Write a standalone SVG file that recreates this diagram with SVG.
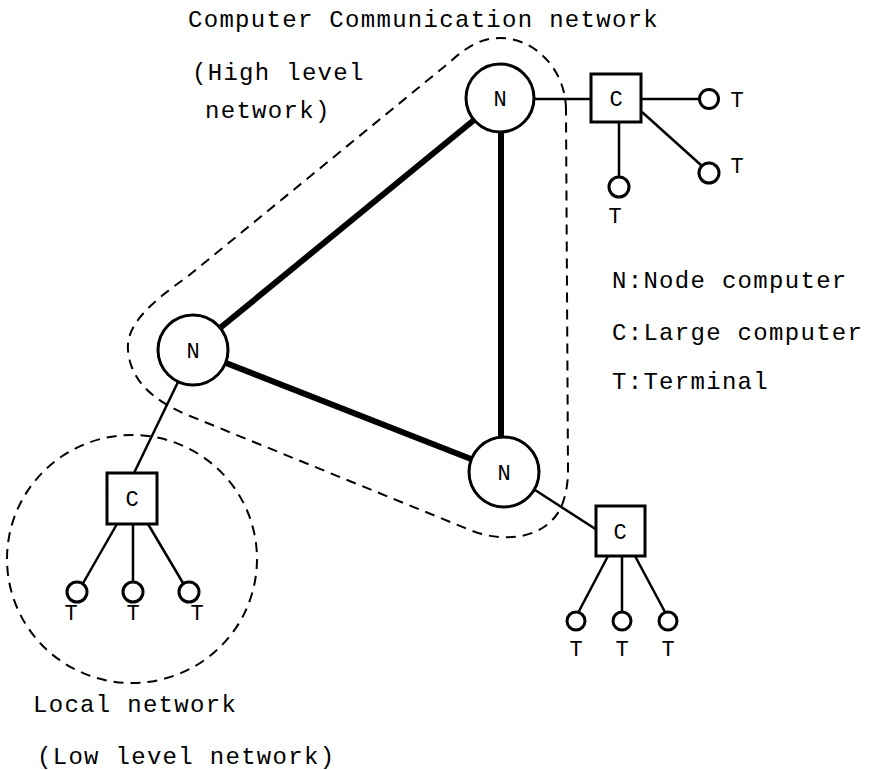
<svg xmlns="http://www.w3.org/2000/svg" width="873" height="770" viewBox="0 0 873 770">
<style>
text{font-family:"Liberation Mono","Courier New",monospace;fill:#000}
.lbl{font-size:24px;letter-spacing:1.3px}
.n{font-size:22px;text-anchor:middle}
.t{font-size:22px;text-anchor:middle}
.node{fill:#fff;stroke:#000;stroke-width:3}
.term{fill:#fff;stroke:#000;stroke-width:3}
.thick{stroke:#000;stroke-width:6;fill:none}
.thin{stroke:#000;stroke-width:2.5;fill:none}
.dash{stroke:#000;stroke-width:2;fill:none;stroke-dasharray:10 7}
</style>
<rect width="873" height="770" fill="#fff"/>
<g id="regions">
<path class="dash" d="M566,110 C566,70 535,38 500,38 C480,38 465,48 450,62 L187,277 C150,303 126,325 128,350 C130,378 150,400 190,416 L470,530 C510,546 550,535 562,505 C567,492 568,480 568,470 Z"/>
<ellipse class="dash" cx="132" cy="559" rx="125" ry="124"/>
</g>
<g id="connectors">
<line class="thick" x1="474" y1="120" x2="220" y2="328"/>
<line class="thick" x1="501" y1="132" x2="501" y2="437"/>
<line class="thick" x1="226" y1="363" x2="471" y2="459"/>
<line class="thin" x1="534" y1="99" x2="591" y2="99"/>
<line class="thin" x1="641" y1="99" x2="699" y2="99"/>
<line class="thin" x1="642" y1="112" x2="702" y2="166"/>
<line class="thin" x1="619" y1="122" x2="619" y2="177"/>
<line class="thin" x1="178" y1="382" x2="134" y2="473"/>
<line class="thin" x1="117" y1="524" x2="82" y2="585"/>
<line class="thin" x1="133" y1="524" x2="133" y2="582"/>
<line class="thin" x1="148" y1="524" x2="183" y2="583"/>
<line class="thin" x1="535" y1="490" x2="597" y2="530"/>
<line class="thin" x1="608" y1="556" x2="578" y2="613"/>
<line class="thin" x1="622" y1="556" x2="622" y2="611"/>
<line class="thin" x1="635" y1="556" x2="665" y2="612"/>
</g>
<g id="N-top"><circle class="node" cx="500" cy="98" r="34"/><text class="n" x="500" y="106">N</text></g>
<g id="N-left"><circle class="node" cx="193" cy="350" r="35"/><text class="n" x="193" y="358">N</text></g>
<g id="N-bottom"><circle class="node" cx="504" cy="472" r="35"/><text class="n" x="504" y="480">N</text></g>
<g id="C-top"><rect class="node" x="591" y="74" width="50" height="48"/><text class="n" x="616" y="106">C</text></g>
<g id="C-left"><rect class="node" x="107" y="473" width="50" height="51"/><text class="n" x="132" y="506">C</text></g>
<g id="C-right"><rect class="node" x="596" y="506" width="49" height="50"/><text class="n" x="620" y="539">C</text></g>
<g id="T-top1"><circle class="term" cx="709" cy="99" r="9.5"/><text class="t" x="737" y="107">T</text></g>
<g id="T-top2"><circle class="term" cx="709" cy="173" r="10"/><text class="t" x="737" y="173">T</text></g>
<g id="T-top3"><circle class="term" cx="619" cy="187" r="10"/><text class="t" x="615" y="223">T</text></g>
<g id="T-left1"><circle class="term" cx="77" cy="592" r="10"/><text class="t" x="71" y="620">T</text></g>
<g id="T-left2"><circle class="term" cx="133" cy="592" r="10"/><text class="t" x="133" y="620">T</text></g>
<g id="T-left3"><circle class="term" cx="189" cy="592" r="10"/><text class="t" x="197" y="620">T</text></g>
<g id="T-right1"><circle class="term" cx="576" cy="621" r="9"/><text class="t" x="576" y="656">T</text></g>
<g id="T-right2"><circle class="term" cx="622" cy="621" r="9"/><text class="t" x="622" y="656">T</text></g>
<g id="T-right3"><circle class="term" cx="668" cy="621" r="9"/><text class="t" x="668" y="656">T</text></g>
<g id="labels">
<text class="lbl" x="188" y="27">Computer Communication network</text>
<text class="lbl" x="192" y="80">(High level</text>
<text class="lbl" x="205" y="118">network)</text>
<text class="lbl" x="612" y="288">N:Node computer</text>
<text class="lbl" x="612" y="340">C:Large computer</text>
<text class="lbl" x="612" y="389">T:Terminal</text>
<text class="lbl" x="33" y="712">Local network</text>
<text class="lbl" x="37" y="764">(Low level network)</text>
</g>
</svg>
========================================
Problem details> Return the material word for word. Pictures are not part of the copy.

Expected output>
Write a standalone SVG file that recreates this diagram with SVG.
<svg xmlns="http://www.w3.org/2000/svg" width="873" height="770" viewBox="0 0 873 770">
<style>
text{font-family:"Liberation Mono","Courier New",monospace;fill:#000}
.lbl{font-size:24px;letter-spacing:1.3px}
.n{font-size:22px;text-anchor:middle}
.t{font-size:22px;text-anchor:middle}
.node{fill:#fff;stroke:#000;stroke-width:3}
.term{fill:#fff;stroke:#000;stroke-width:3}
.thick{stroke:#000;stroke-width:6;fill:none}
.thin{stroke:#000;stroke-width:2.5;fill:none}
.dash{stroke:#000;stroke-width:2;fill:none;stroke-dasharray:10 7}
</style>
<rect width="873" height="770" fill="#fff"/>
<g id="regions">
<path class="dash" d="M566,110 C566,70 535,38 500,38 C480,38 465,48 450,62 L187,277 C150,303 126,325 128,350 C130,378 150,400 190,416 L470,530 C510,546 550,535 562,505 C567,492 568,480 568,470 Z"/>
<ellipse class="dash" cx="132" cy="559" rx="125" ry="124"/>
</g>
<g id="connectors">
<line class="thick" x1="474" y1="120" x2="220" y2="328"/>
<line class="thick" x1="501" y1="132" x2="501" y2="437"/>
<line class="thick" x1="226" y1="363" x2="471" y2="459"/>
<line class="thin" x1="534" y1="99" x2="591" y2="99"/>
<line class="thin" x1="641" y1="99" x2="699" y2="99"/>
<line class="thin" x1="642" y1="112" x2="702" y2="166"/>
<line class="thin" x1="619" y1="122" x2="619" y2="177"/>
<line class="thin" x1="178" y1="382" x2="134" y2="473"/>
<line class="thin" x1="117" y1="524" x2="82" y2="585"/>
<line class="thin" x1="133" y1="524" x2="133" y2="582"/>
<line class="thin" x1="148" y1="524" x2="183" y2="583"/>
<line class="thin" x1="535" y1="490" x2="597" y2="530"/>
<line class="thin" x1="608" y1="556" x2="578" y2="613"/>
<line class="thin" x1="622" y1="556" x2="622" y2="611"/>
<line class="thin" x1="635" y1="556" x2="665" y2="612"/>
</g>
<g id="N-top"><circle class="node" cx="500" cy="98" r="34"/><text class="n" x="500" y="106">N</text></g>
<g id="N-left"><circle class="node" cx="193" cy="350" r="35"/><text class="n" x="193" y="358">N</text></g>
<g id="N-bottom"><circle class="node" cx="504" cy="472" r="35"/><text class="n" x="504" y="480">N</text></g>
<g id="C-top"><rect class="node" x="591" y="74" width="50" height="48"/><text class="n" x="616" y="106">C</text></g>
<g id="C-left"><rect class="node" x="107" y="473" width="50" height="51"/><text class="n" x="132" y="506">C</text></g>
<g id="C-right"><rect class="node" x="596" y="506" width="49" height="50"/><text class="n" x="620" y="539">C</text></g>
<g id="T-top1"><circle class="term" cx="709" cy="99" r="9.5"/><text class="t" x="737" y="107">T</text></g>
<g id="T-top2"><circle class="term" cx="709" cy="173" r="10"/><text class="t" x="737" y="173">T</text></g>
<g id="T-top3"><circle class="term" cx="619" cy="187" r="10"/><text class="t" x="615" y="223">T</text></g>
<g id="T-left1"><circle class="term" cx="77" cy="592" r="10"/><text class="t" x="71" y="620">T</text></g>
<g id="T-left2"><circle class="term" cx="133" cy="592" r="10"/><text class="t" x="133" y="620">T</text></g>
<g id="T-left3"><circle class="term" cx="189" cy="592" r="10"/><text class="t" x="197" y="620">T</text></g>
<g id="T-right1"><circle class="term" cx="576" cy="621" r="9"/><text class="t" x="576" y="656">T</text></g>
<g id="T-right2"><circle class="term" cx="622" cy="621" r="9"/><text class="t" x="622" y="656">T</text></g>
<g id="T-right3"><circle class="term" cx="668" cy="621" r="9"/><text class="t" x="668" y="656">T</text></g>
<g id="labels">
<text class="lbl" x="188" y="27">Computer Communication network</text>
<text class="lbl" x="192" y="80">(High level</text>
<text class="lbl" x="205" y="118">network)</text>
<text class="lbl" x="612" y="288">N:Node computer</text>
<text class="lbl" x="612" y="340">C:Large computer</text>
<text class="lbl" x="612" y="389">T:Terminal</text>
<text class="lbl" x="33" y="712">Local network</text>
<text class="lbl" x="37" y="764">(Low level network)</text>
</g>
</svg>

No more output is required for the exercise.